Mission to Mars reveals need for more bandwidth

NASA officials are calling the unprecedented volume of Internet traffic received Dec. 3 by the main Mars Polar Lander World Wide Web site a "good wake-up call" for the space agency.

On the day of the expected landing, the 20 mirror sites coordinated by NASA's Jet Propulsion Laboratory, Pasadena, Calif., received nearly 90 million hits, said Kirk Goodall, the Mars Web engineer at JPL and manager of the Internet sites for the Mars Polar Lander. Also managing mirror sites were UCLA, the Planetary Society, Silicon Graphics Inc. and Excite Inc.

The current volume of Web traffic represents a tenfold increase in hits received by the site since Dec. 2 and is more than twice the number of hits received during the landing of Mars Pathfinder in 1997. Pathfinder landed July 4, 1997, and on July 8, NASA Web sites received a record 47 million hits, Goodall said.

"We had barely enough bandwidth just to vector people away from JPL," Goodall said. As a result, Goodall will include in his report to NASA headquarters a request for higher bandwidth in anticipation of more traffic during the next planned Mars landing in 2003.

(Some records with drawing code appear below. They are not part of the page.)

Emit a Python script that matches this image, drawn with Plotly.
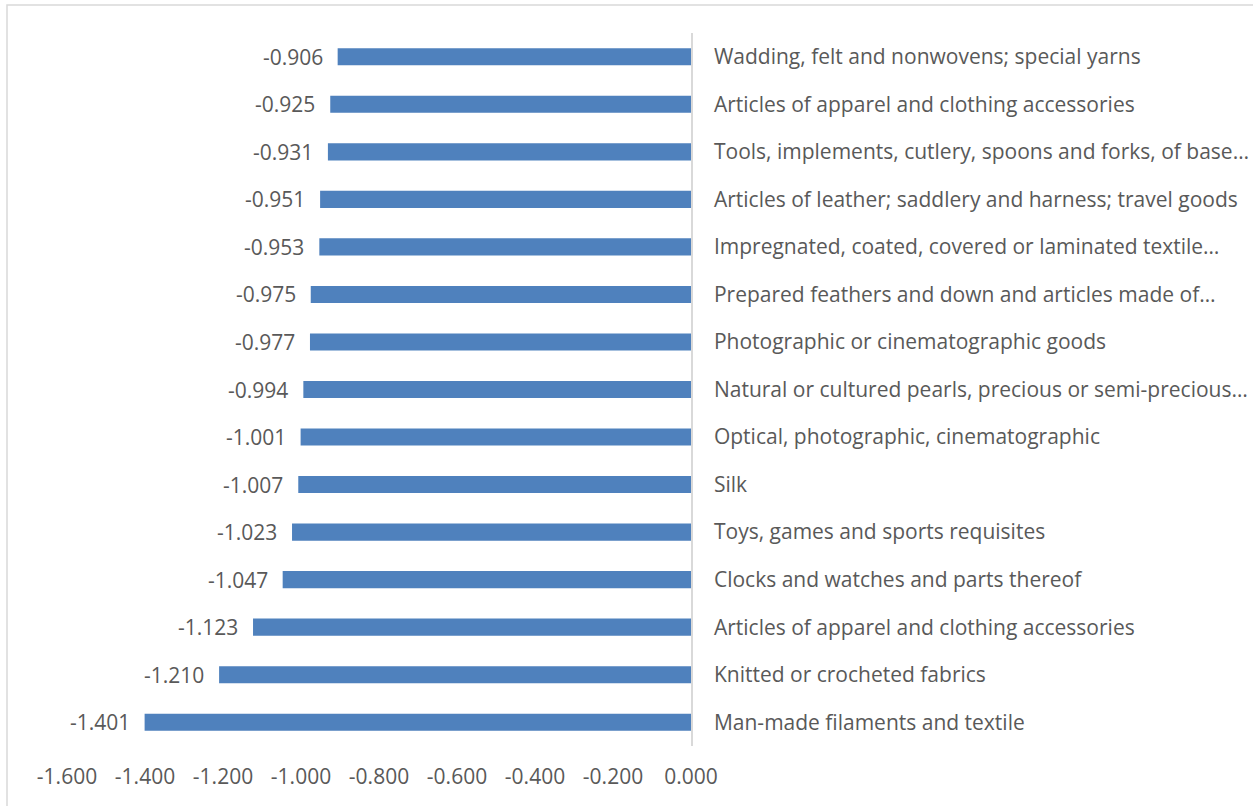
import plotly.graph_objects as go

categories = [
    "Wadding, felt and nonwovens; special yarns",
    "Articles of apparel and clothing accessories",
    "Tools, implements, cutlery, spoons and forks, of base…",
    "Articles of leather; saddlery and harness; travel goods",
    "Impregnated, coated, covered or laminated textile…",
    "Prepared feathers and down and articles made of…",
    "Photographic or cinematographic goods",
    "Natural or cultured pearls, precious or semi-precious…",
    "Optical, photographic, cinematographic",
    "Silk",
    "Toys, games and sports requisites",
    "Clocks and watches and parts thereof",
    "Articles of apparel and clothing accessories",
    "Knitted or crocheted fabrics",
    "Man-made filaments and textile",
]
values = [-0.906, -0.925, -0.931, -0.951, -0.953, -0.975, -0.977, -0.994,
          -1.001, -1.007, -1.023, -1.047, -1.123, -1.210, -1.401]
x_ticks = [-1.6, -1.4, -1.2, -1.0, -0.8, -0.6, -0.4, -0.2, 0.0]

W, H = 1253, 806
ML, MR, MT, MB = 67, 562, 33, 60
FONT = "Open Sans"
FS = 21
TXT = "#595959"
BAR = "#4f81bd"

pos = list(range(len(categories)))

fig = go.Figure(
    go.Bar(
        x=values,
        y=pos,
        orientation="h",
        width=0.36,
        marker=dict(color=BAR, line=dict(width=0)),
        hoverinfo="skip",
    )
)

for p, v in zip(pos, values):
    fig.add_annotation(
        x=v, y=p, text=f"{v:.3f}", showarrow=False,
        xanchor="right", yanchor="middle", xshift=-13,
        font=dict(family=FONT, size=FS, color=TXT),
    )

# chart frame (pixel positions converted to paper units)
pw = W - ML - MR
ph = H - MT - MB
fig.add_shape(
    type="rect", xref="paper", yref="paper",
    x0=(7 - ML) / pw, x1=(W + 5 - ML) / pw,
    y0=(H - MB - (H + 5)) / ph, y1=(H - MB - 5) / ph,
    line=dict(color="#d9d9d9", width=1.5), fillcolor="rgba(0,0,0,0)",
    layer="below",
)

fig.update_layout(
    width=W, height=H,
    margin=dict(l=ML, r=MR, t=MT, b=MB),
    paper_bgcolor="white", plot_bgcolor="white",
    showlegend=False,
    font=dict(family=FONT, size=FS, color=TXT),
    xaxis=dict(
        range=[-1.6, 0], tickvals=x_ticks,
        ticktext=[f"{t:.3f}" for t in x_ticks],
        showgrid=False, zeroline=False, showline=False, ticks="",
        ticklabelstandoff=16, automargin=False,
        tickfont=dict(family=FONT, size=FS, color=TXT),
    ),
    yaxis=dict(
        range=[len(categories) - 0.5, -0.5],
        tickvals=pos, ticktext=categories,
        side="right", showgrid=False, zeroline=False,
        showline=True, linecolor="#d9d9d9", linewidth=1.5,
        ticks="", ticklabelstandoff=17, automargin=False,
        tickfont=dict(family=FONT, size=FS, color=TXT),
    ),
)

fig.write_html("out.html")
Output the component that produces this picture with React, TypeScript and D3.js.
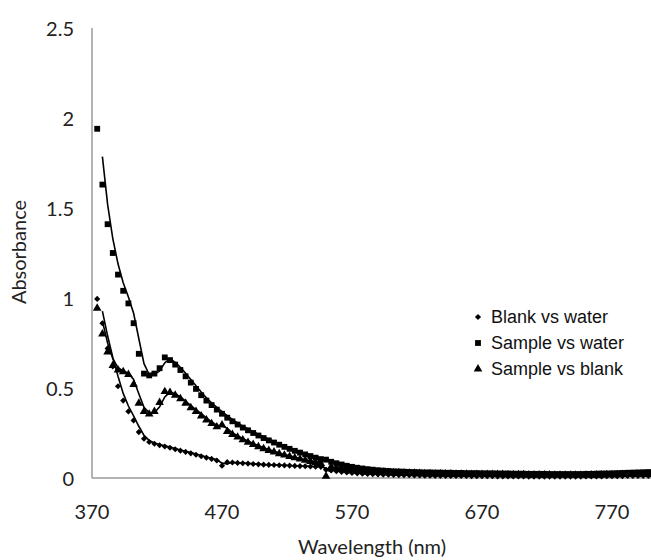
import React from 'react';
import * as d3 from 'd3';

// wavelength grid of the spectra (nm)
const wavelengths = [
  374, 378, 382, 386, 390, 394, 398, 402, 406, 410, 414, 418, 422, 426, 430, 434, 438, 442, 446, 450,
  454, 458, 462, 466, 470, 474, 478, 482, 486, 490, 494, 498, 502, 506, 510, 514, 518, 522, 526, 530,
  534, 538, 542, 546, 550, 554, 558, 562, 566, 570, 574, 578, 582, 586, 590, 594, 598, 602, 606, 610,
  614, 618, 622, 626, 630, 634, 638, 642, 646, 650, 654, 658, 662, 666, 670, 674, 678, 682, 686, 690,
  694, 698, 702, 706, 710, 714, 718, 722, 726, 730, 734, 738, 742, 746, 750, 754, 758, 762, 766, 770,
  774, 778, 782, 786, 790, 794, 798,
];

const blankVsWater = [
  0.995, 0.86, 0.72, 0.62, 0.51, 0.43, 0.37, 0.32, 0.255, 0.218, 0.2, 0.19, 0.182, 0.175, 0.168, 0.16, 0.152, 0.145, 0.137, 0.129,
  0.121, 0.113, 0.106, 0.097, 0.068, 0.088, 0.086, 0.084, 0.082, 0.08, 0.078, 0.076, 0.074, 0.073, 0.072, 0.071, 0.07, 0.069, 0.067, 0.066,
  0.065, 0.064, 0.063, 0.062, 0.046, 0.042, 0.038, 0.034, 0.031, 0.028, 0.026, 0.024, 0.022, 0.021, 0.02, 0.019, 0.018, 0.017, 0.016, 0.015,
  0.015, 0.014, 0.014, 0.013, 0.013, 0.012, 0.012, 0.012, 0.011, 0.011, 0.011, 0.011, 0.01, 0.01, 0.01, 0.01, 0.01, 0.009, 0.009, 0.009,
  0.009, 0.009, 0.009, 0.008, 0.008, 0.008, 0.008, 0.008, 0.008, 0.008, 0.008, 0.008, 0.008, 0.008, 0.009, 0.009, 0.009, 0.009, 0.01, 0.01,
  0.01, 0.01, 0.011, 0.011, 0.011, 0.012, 0.012,
];

const sampleVsWater = [
  1.94, 1.63, 1.41, 1.25, 1.13, 1.04, 0.97, 0.86, 0.69, 0.58, 0.57, 0.58, 0.61, 0.67, 0.655, 0.63, 0.6, 0.565, 0.53, 0.495,
  0.46, 0.43, 0.405, 0.38, 0.357, 0.335, 0.315, 0.297, 0.28, 0.265, 0.25, 0.236, 0.222, 0.209, 0.197, 0.185, 0.173, 0.162, 0.151, 0.141,
  0.131, 0.122, 0.113, 0.105, 0.102, 0.09, 0.082, 0.075, 0.068, 0.062, 0.057, 0.053, 0.049, 0.046, 0.043, 0.041, 0.039, 0.037, 0.036, 0.035,
  0.034, 0.033, 0.032, 0.031, 0.031, 0.03, 0.03, 0.029, 0.029, 0.028, 0.028, 0.027, 0.027, 0.027, 0.026, 0.026, 0.026, 0.025, 0.025, 0.025,
  0.024, 0.024, 0.024, 0.023, 0.023, 0.023, 0.023, 0.022, 0.022, 0.022, 0.022, 0.022, 0.022, 0.022, 0.023, 0.023, 0.024, 0.025, 0.025, 0.026,
  0.027, 0.028, 0.029, 0.03, 0.031, 0.032, 0.033,
];

const sampleVsBlank = [
  0.943, 0.8, 0.7, 0.625, 0.6, 0.59, 0.575, 0.52, 0.415, 0.37, 0.355, 0.37, 0.42, 0.48, 0.475, 0.46, 0.44, 0.415, 0.39, 0.37,
  0.345, 0.322, 0.302, 0.284, 0.295, 0.258, 0.242, 0.227, 0.212, 0.198, 0.186, 0.174, 0.163, 0.153, 0.144, 0.135, 0.127, 0.119, 0.112, 0.105,
  0.098, 0.092, 0.086, 0.08, 0.01, 0.062, 0.057, 0.052, 0.048, 0.045, 0.042, 0.04, 0.038, 0.036, 0.034, 0.032, 0.031, 0.03, 0.029, 0.028,
  0.027, 0.026, 0.025, 0.024, 0.024, 0.023, 0.023, 0.022, 0.022, 0.021, 0.021, 0.021, 0.02, 0.02, 0.02, 0.02, 0.019, 0.019, 0.019, 0.018,
  0.018, 0.018, 0.018, 0.017, 0.017, 0.017, 0.017, 0.017, 0.016, 0.016, 0.016, 0.016, 0.016, 0.016, 0.016, 0.017, 0.017, 0.017, 0.018, 0.018,
  0.018, 0.019, 0.019, 0.019, 0.02, 0.02, 0.02,
];

const seriesNames = ['Blank vs water', 'Sample vs water', 'Sample vs blank'];
const xTicks = [370, 470, 570, 670, 770];
const yTicks = [0, 0.5, 1, 1.5, 2, 2.5];

const width = 651;
const height = 560;

const x = d3.scaleLinear().domain([370, 800]).range([92, 651]);
const y = d3.scaleLinear().domain([0, 2.5]).range([478, 28]);

const symbols = [
  d3.symbol(d3.symbolDiamond2, 24)(),
  d3.symbol(d3.symbolSquare, 34)(),
  d3.symbol(d3.symbolTriangle, 32)(),
];

const allSeries = [blankVsWater, sampleVsWater, sampleVsBlank];

// 2 period moving average trendline, like excel draws it
function movingAverage(vals) {
  const pts = [];
  for (let i = 1; i < vals.length; i++) {
    pts.push([wavelengths[i], (vals[i] + vals[i - 1]) / 2]);
  }
  return pts;
}

const line = d3.line().x(d => x(d[0])).y(d => y(d[1]));

export default function App() {
  const labelFont = 'Lato, "Open Sans", sans-serif';
  return (
    <div style={{ position: 'absolute', left: 0, top: 0 }}>
      <svg width={width} height={height} style={{ display: 'block', background: '#fff' }}>
        {/* axes */}
        <line x1={x(370)} x2={x(370)} y1={y(2.5)} y2={y(0)} stroke="#9a9a9a" strokeWidth={1.5} />
        <line x1={x(370)} x2={width} y1={y(0)} y2={y(0)} stroke="#9a9a9a" strokeWidth={1.5} />

        {yTicks.map(t => (
          <text key={'y' + t} x={74} y={y(t)} textAnchor="end" dominantBaseline="central"
                fontFamily={labelFont} fontSize={20} fill="#222">{t}</text>
        ))}
        {xTicks.map(t => (
          <text key={'x' + t} x={x(t)} y={511} textAnchor="middle" dominantBaseline="central"
                fontFamily={labelFont} fontSize={20} fill="#222">{t}</text>
        ))}

        <text transform={`translate(18,252) rotate(-90)`} textAnchor="middle" dominantBaseline="central"
              fontFamily={labelFont} fontSize={20} fill="#222">Absorbance</text>
        <text x={372} y={546} textAnchor="middle" dominantBaseline="central"
              fontFamily={labelFont} fontSize={20} fill="#222">Wavelength (nm)</text>

        {/* trendlines */}
        {allSeries.map((vals, i) => (
          <path key={'l' + i} d={line(movingAverage(vals))} fill="none" stroke="#000" strokeWidth={1.6} />
        ))}

        {/* markers */}
        {allSeries.map((vals, i) => (
          <g key={'m' + i}>
            {vals.map((v, j) => (
              <path key={j} d={symbols[i]} transform={`translate(${x(wavelengths[j])},${y(v)})`} fill="#000" />
            ))}
          </g>
        ))}

        {/* legend */}
        {seriesNames.map((name, i) => (
          <g key={name} transform={`translate(478,${317 + i * 26})`}>
            <path d={symbols[i]} fill="#000" />
            <text x={13} y={0} dominantBaseline="central" fontFamily='"Liberation Sans", Arial, sans-serif'
                  fontSize={18} fill="#111">{name}</text>
          </g>
        ))}
      </svg>
    </div>
  );
}
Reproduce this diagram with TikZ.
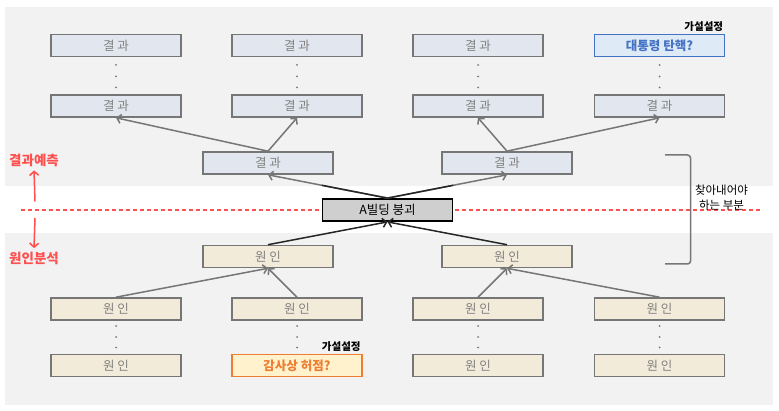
\documentclass[tikz,border=0pt]{standalone}
\usepackage{fontspec}
\setmainfont{Noto Sans CJK KR}
\usetikzlibrary{arrows.meta,calc}

\definecolor{panel}{HTML}{F2F2F2}
\definecolor{boxline}{HTML}{767676}
\definecolor{resfill}{HTML}{E2E6EE}
\definecolor{causefill}{HTML}{F3EBDA}
\definecolor{txtgray}{HTML}{808080}
\definecolor{hypblue}{HTML}{4472C4}
\definecolor{hypbluefill}{HTML}{DEEAF6}
\definecolor{hyporange}{HTML}{ED7D31}
\definecolor{hyporangefill}{HTML}{FFF2CC}
\definecolor{markred}{HTML}{FF5050}

\tikzset{
  box/.style={draw=boxline, line width=1.6pt, minimum width=130pt, minimum height=22pt,
    inner sep=0pt, font=\fontsize{12.5}{14}\selectfont},
  result/.style={box, fill=resfill, text=txtgray},
  cause/.style={box, fill=causefill, text=txtgray},
  event/.style={box, draw=black, fill=boxline!35, text=black, line width=1.8pt},
  hypres/.style={box, draw=hypblue, fill=hypbluefill, text=hypblue, font=\fontsize{12.5}{14}\selectfont\bfseries},
  hypcause/.style={box, draw=hyporange, fill=hyporangefill, text=hyporange, font=\fontsize{12.5}{14}\selectfont\bfseries},
  hyplabel/.style={anchor=south east, inner sep=2pt, font=\fontsize{10.5}{12}\selectfont\bfseries},
  link/.style={draw=boxline, line width=1.5pt, -{Straight Barb[length=4pt,width=9pt]}},
  strong/.style={draw=black!85, line width=1.5pt},
  redarrow/.style={draw=markred, line width=1.5pt, -{Straight Barb[length=4pt,width=9pt]}},
  side/.style={text=markred, font=\fontsize{13.5}{15}\selectfont\bfseries},
}

\begin{document}
\begin{tikzpicture}[x=1pt,y=-1pt]
  \useasboundingbox (0,0) rectangle (779,411);
  % panels
  \fill[panel] (5,7) rectangle (773,186);
  \fill[panel] (5,233) rectangle (773,405);
  % border between prediction and analysis
  \draw[markred, line width=1.2pt, dash pattern=on 4pt off 3pt] (21,210) -- (760,210);

  % results
  \node[result] (top1) at (116,45.5) {결 과};
  \node[result] (top2) at (297,45.5) {결 과};
  \node[result] (top3) at (478,45.5) {결 과};
  \node[hypres] (top4) at (659.5,45.5) {대통령 탄핵?};
  \node[result] (res1) at (116,106) {결 과};
  \node[result] (res2) at (297,106) {결 과};
  \node[result] (res3) at (478,106) {결 과};
  \node[result] (res4) at (659.5,106) {결 과};
  \node[result] (mres1) at (268,163) {결 과};
  \node[result] (mres2) at (507,163) {결 과};

  \node[event] (fall) at (387.5,210) {A빌딩 붕괴};

  % causes
  \node[cause] (mcau1) at (268,256.5) {원 인};
  \node[cause] (mcau2) at (507,256.5) {원 인};
  \node[cause] (cau1) at (116,309) {원 인};
  \node[cause] (cau2) at (297,309) {원 인};
  \node[cause] (cau3) at (478,309) {원 인};
  \node[cause] (cau4) at (659.5,309) {원 인};
  \node[cause] (bot1) at (116,365.5) {원 인};
  \node[hypcause] (bot2) at (297,365.5) {감사상 허점?};
  \node[cause] (bot3) at (478,365.5) {원 인};
  \node[cause] (bot4) at (659.5,365.5) {원 인};

  \node[hyplabel] (hyp1) at (top4.north east) {가설설정};
  \node[hyplabel] (hyp2) at (bot2.north east) {가설설정};

  % dots
  \foreach \x in {116,297,478,659.5}
    \foreach \y in {65,76.5,87.5,326,337,347.5}
      \fill[boxline] (\x,\y) circle (1pt);

  % links
  \foreach \a/\b in {mres1/res1, mres1/res2, mres2/res3, mres2/res4,
                     cau1/mcau1, cau2/mcau1, cau3/mcau2, cau4/mcau2}
    \draw[link] (\a.north) -- (\b.south);
  \foreach \b in {mres1, mres2} {
    \draw[link] (fall.north) -- (\b.south);
    \draw[strong] (fall.north) -- ($(fall.north)!0.55!(\b.south)$);
  }
  \foreach \a in {mcau1, mcau2}
    \draw[link, strong] (\a.north) -- (fall.south);

  % side labels
  \node[side] (predict) at (34,160.5) {결과예측};
  \node[side] (analyse) at (34,258) {원인분석};
  \coordinate (upfrom) at (35,201.5);
  \coordinate (downfrom) at (35,218);
  \draw[redarrow] (upfrom) -- (predict.south);
  \draw[redarrow] (downfrom) -- (analyse.north);

  % part to find
  \draw[boxline, line width=1.5pt, rounded corners=3pt] (665,155) -- (690.5,155) -- (690.5,264) -- (665,264);
  \node[align=center, font=\fontsize{11.5}{14.5}\selectfont, inner sep=0pt] (find) at (721.5,197.5) {찾아내어야\\하는 부분};
\end{tikzpicture}
\end{document}
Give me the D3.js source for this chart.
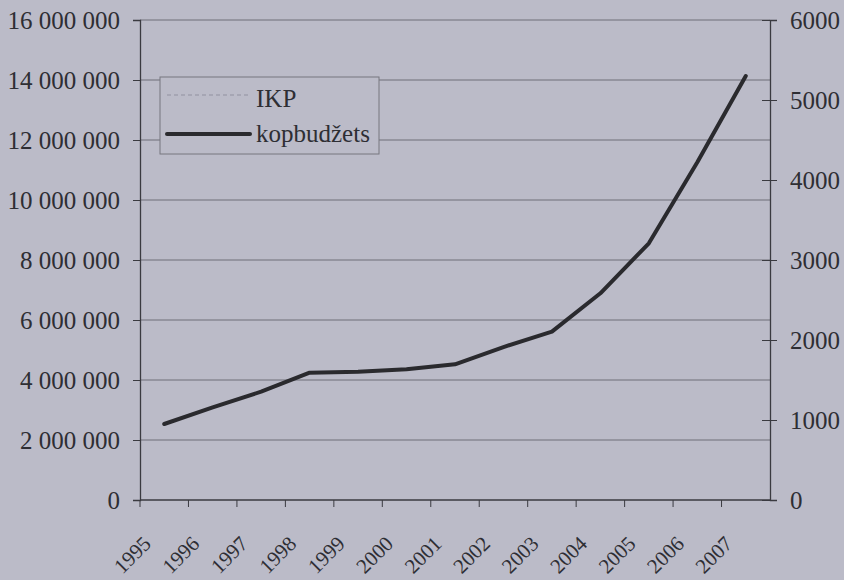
<!DOCTYPE html>
<html><head><meta charset="utf-8">
<script src="https://cdn.jsdelivr.net/npm/d3@7"></script>
<style>
html,body{margin:0;padding:0;background:#bbbbc8;}
svg{display:block;}
svg text{font-family:"Liberation Serif","Times New Roman",serif !important;fill:#2e2e34;}
</style></head>
<body>
<script>
const years = ["1995","1996","1997","1998","1999","2000","2001","2002","2003","2004","2005","2006","2007"];
const kopbudzets = [950,1158,1354,1592,1604,1634,1696,1912,2104,2584,3209,4221,5300];
const leftTicks = [0,2000000,4000000,6000000,8000000,10000000,12000000,14000000,16000000];
const rightTicks = [0,1000,2000,3000,4000,5000,6000];
const seriesNames = ["IKP","kopbudžets"];

const W=844,H=580;
const svg=d3.select("body").append("svg").attr("width",W).attr("height",H);
svg.append("rect").attr("width",W).attr("height",H).attr("fill","#bbbbc8");

const L=140,R=770,T=20,B=500;
const x=d3.scaleBand().domain(years).range([L,R]);
const yL=d3.scaleLinear().domain([0,16000000]).range([B,T]);
const yR=d3.scaleLinear().domain([0,6000]).range([B,T]);
const fmt=v=>d3.format(",")(v).replace(/,/g," ");
const ink="#3a3a40";

// gridlines
svg.append("g").selectAll("line").data(leftTicks.filter(d=>d>0)).join("line")
  .attr("x1",L).attr("x2",R).attr("y1",d=>yL(d)).attr("y2",d=>yL(d))
  .attr("stroke","#6e6e78").attr("stroke-width",1);

// left axis
const gl=svg.append("g").attr("transform",`translate(${L},0)`)
  .call(d3.axisLeft(yL).tickValues(leftTicks).tickFormat(fmt).tickSize(7).tickPadding(13));
gl.select(".domain").attr("stroke",ink).attr("stroke-width",1.3);
gl.selectAll(".tick line").attr("stroke",ink);
gl.selectAll(".tick text").attr("font-size",25);

// right axis
const gr=svg.append("g").attr("transform",`translate(${R},0)`)
  .call(d3.axisRight(yR).tickValues(rightTicks).tickFormat(d3.format("d")).tickSize(7).tickPadding(13));
gr.select(".domain").attr("stroke",ink).attr("stroke-width",1.3);
gr.selectAll(".tick line").attr("stroke",ink).attr("x1",-8);
gr.selectAll(".tick text").attr("font-size",25);

// x axis
svg.append("line").attr("x1",L).attr("x2",R).attr("y1",B).attr("y2",B).attr("stroke",ink).attr("stroke-width",1.3);
svg.append("g").selectAll("line").data(years).join("line")
  .attr("x1",d=>x(d)).attr("x2",d=>x(d)).attr("y1",B).attr("y2",B+7).attr("stroke",ink);
svg.append("g").selectAll("text").data(years).join("text")
  .attr("transform",d=>`translate(${x(d)+x.bandwidth()/2-12},545) rotate(-45)`)
  .attr("text-anchor","end").attr("font-size",21).text(d=>d);

// line
const line=d3.line().x((d,i)=>x(years[i])+x.bandwidth()/2).y(d=>yR(d));
svg.append("path").datum(kopbudzets).attr("d",line).attr("fill","none")
  .attr("stroke","#2a2a2e").attr("stroke-width",4).attr("stroke-linejoin","round").attr("stroke-linecap","round");

// legend
const lg=svg.append("g");
lg.append("rect").attr("x",160).attr("y",77).attr("width",219).attr("height",77)
  .attr("fill","#bbbbc8").attr("stroke","#77777f").attr("stroke-width",1);
lg.append("line").attr("x1",167).attr("x2",250).attr("y1",95).attr("y2",95)
  .attr("stroke","#a6a6b4").attr("stroke-width",2).attr("stroke-dasharray","4,3");
lg.append("line").attr("x1",167).attr("x2",250).attr("y1",134).attr("y2",134)
  .attr("stroke","#2a2a2e").attr("stroke-width",4).attr("stroke-linecap","round");
lg.selectAll("text").data(seriesNames).join("text")
  .attr("x",256).attr("y",(d,i)=>[107,142][i]).attr("font-size",25).text(d=>d);
</script>
</body></html>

"If [the Mars Polar Lander] had landed, there is no doubt in my mind this would have been the biggest Internet event in history," Goodall said. However, because NASA could not establish communications with the spacecraft, traffic dwindled to about 18 million hits Dec. 4, he said. More recent figures were not available.

NASA relied on a conservative mix of technology to handle the Internet traffic and redirect users to mirror sites, Goodall said. Sites that took advantage of newer technology, such as the Silicon Graphics and Excite pages, used virtual IP addressing that excluded viewers with older versions of Web browsers from accessing those sites, he said.

"When you plan for an event of this size, you have to cater to the lowest common denominator," Goodall said. With newer technology and software from Resonate Inc. that automatically redirects traffic to mirror sites before file requests reach the server, NASA will be able to better handle traffic in the future, he said.

NASA relied on two T-3 communications lines that provide 55 megabits/sec transmissions. That is not good enough now and will not be in three years, Goodall said. To handle the next event, Goodall said he needs an OC-12 line, which provides 655 megabits/sec of data transmission.